The 109th Pennsylvania served in the brigade of Brig. Gen. Henry Prince in the 2nd Division, II Corps at the Battle of Cedar Mountain on August 9, 1862. Brig. Gen. Christopher C. Augur led the division, and Maj. Gen. Nathaniel Banks led the corps. In their first battle, the 109th advanced under Confederate fire. Stainrook was wounded by Confederate artillery, but he refused to leave the field. The corps missed the Second Battle of Bull Run because it was guarding the army's rear areas. The 109th helped cover the army's retreat, destroying supplies that could not be moved.

==Antietam==
After the removal of John Pope, his army was dissolved; and its units joined the Army of the Potomac. The old II Corps became XII Corps. Maj. Gen.Joseph K. Mansfield now led the corps, and Brig. Gen. George S. Greene led the 2nd division at the Battle of Antietam. After the I Corps had been exhausted in combat, the XII Corps went into the fray. One brigade (Goodrich) was detached from Greene's Division to join the Iron Brigade in the vicinity of the Miller Cornfield. The other brigades, under Lt. Col. Hector Tyndale and Stainrook, were committed to an attack on the high ground around the Dunker Church (Stainrook was without his own regiment, which was on detached duty.)
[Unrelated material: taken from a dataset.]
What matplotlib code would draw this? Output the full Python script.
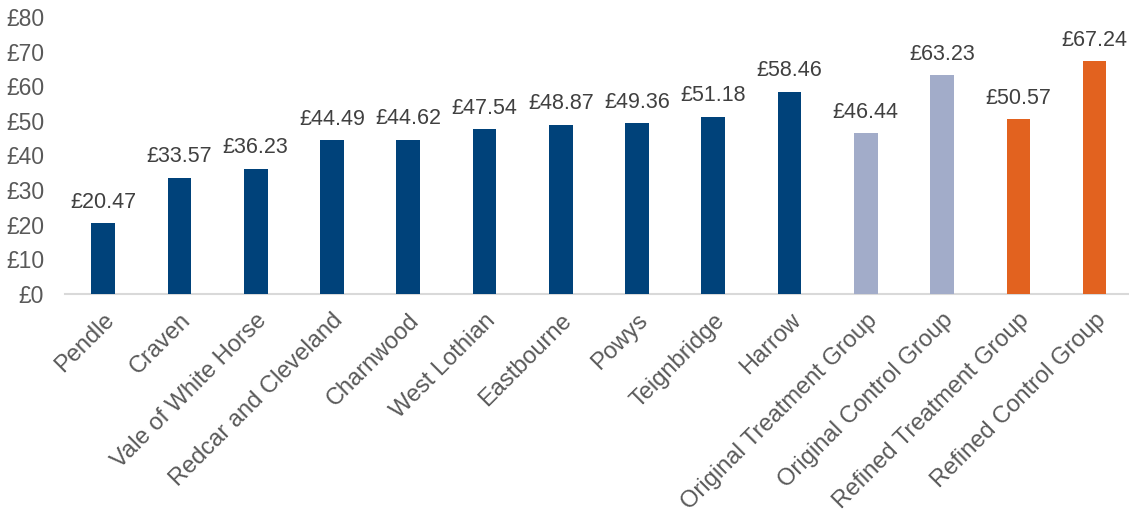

Stainrook's brigade, after some confusion in deploying, passed through the East Woods, driving away the remains of the division of Brig. Gen. John Bell Hood. Then it advanced with the Mumma farm buildings, already set afire by retreating Confederates on its left. The brigade moved along the axis of the Smoketown Road and reached the high ground at the Dunker Church. Greene's advance stopped there. Once Maj. Gen. John Sedgwick's division of the II Corps had been driven from the West Woods, Greene was forced to retreat. His two brigades rallied behind the ridge line of the Mumma farm. They reformed but did not advance again. After the battle, General Greene commended Steinrook for his conduct in the battle.

==After Antietam==
The XII Corps was not involved in the campaign leading to the Battle of Fredericksburg. It did participate in the Mud March. In between, Stainrook was back in brigade command from December 22, 1862, to January 3, 1863. When Maj. Gen. Joseph Hooker undertook the Chancellorsville Campaign in the spring of 1863, Stainrook's regiment was in the brigade of Brig. Gen. Thomas L. Kane in the 2nd Division of the XII Corps under Brig. Gen. John W. Geary. Geary's Division was heavily engaged at Chancellorsville. Stainrook commanded the brigade's skirmish line on May 1 near Hazel Grove, facing southward. On May 2, the XII Corps had to redeploy because of the flank attack launched by Stonewall Jackson on the XI Corps. By the end of the day, the division of Brig. Gen. Alpheus Williams was facing west, while Geary's Division faced south, both deployed the east of Hazel Grove. On May 3 and 4 XII Corps was positioned near the Chancellorsville House, receiving heavy fire from Confederate troops. Stainrook was killed on May 4, 1863, "while encouraging his men."